John pulls out his phone to reveal a video of Mad B’s performance from the previous night, it was the Lip-Synch Extravaganza. Whilst not the most polished of the Queens, Mad struts her stuff to Beyoncé’s love ballad, Irreplaceable. The ending of the performance has been referred to as the ‘most iconic lip-synch finale ever’. As Mad B does her grand finish, she turns around to reveal a piece of paper stuck to the back of her red sequin dress, with the words ‘Will you marry me John?’ scribbled in black and red marker. The phone speakers blare as the crowd in the video cheer, their screams blend into the cheers in the room as Miss Ellaneous and Marzi Pan come onto the stage to greet the crowd. They start with a Welcome to Country before anything else, with the whole room chanting ‘always was, always will be’ as an Aboriginal and Torres Strait Islander flag roll down to create a backdrop on the stage.
Four costume changes, several sashays and an abundance of slut drops later it’s finally time to announce this year’s winners. There are ten titles to take out, meaning every Queen takes home at least one sash.
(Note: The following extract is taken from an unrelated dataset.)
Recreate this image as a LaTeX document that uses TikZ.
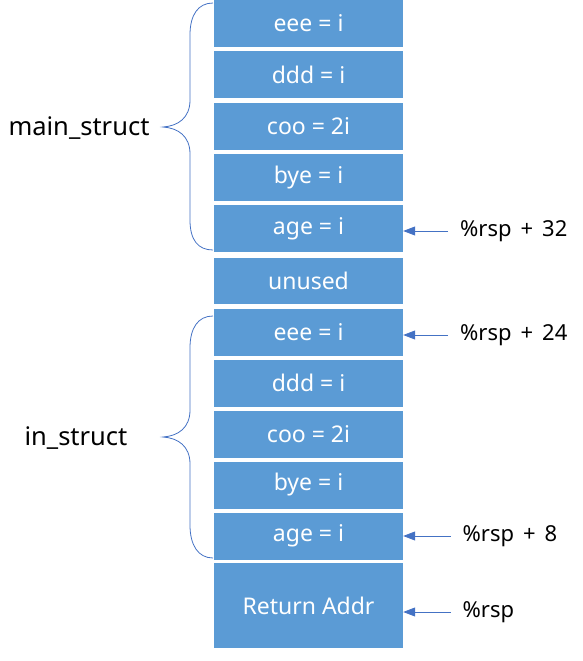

Bailey Legal is standing to the left of the stage, wearing her silver sequin year twelve formal dress proudly. Zodiac is to the right in a Marina and the Diamonds getup. Mad B is centre stage in sequins and a red wig blowing kisses to John. Amongst them is a group of five other loud and proud queer First Nations Queens. Every one of them has a look of profound happiness on their faces, revelling in the positivity and appreciation of the crowd. The room is drenched in an overwhelming thickness of love and acceptance, oozing out of everyone’s cheers and laugher. No one is stronger than a group of Faboriginals in six-inch heels and nine pairs of pantyhose.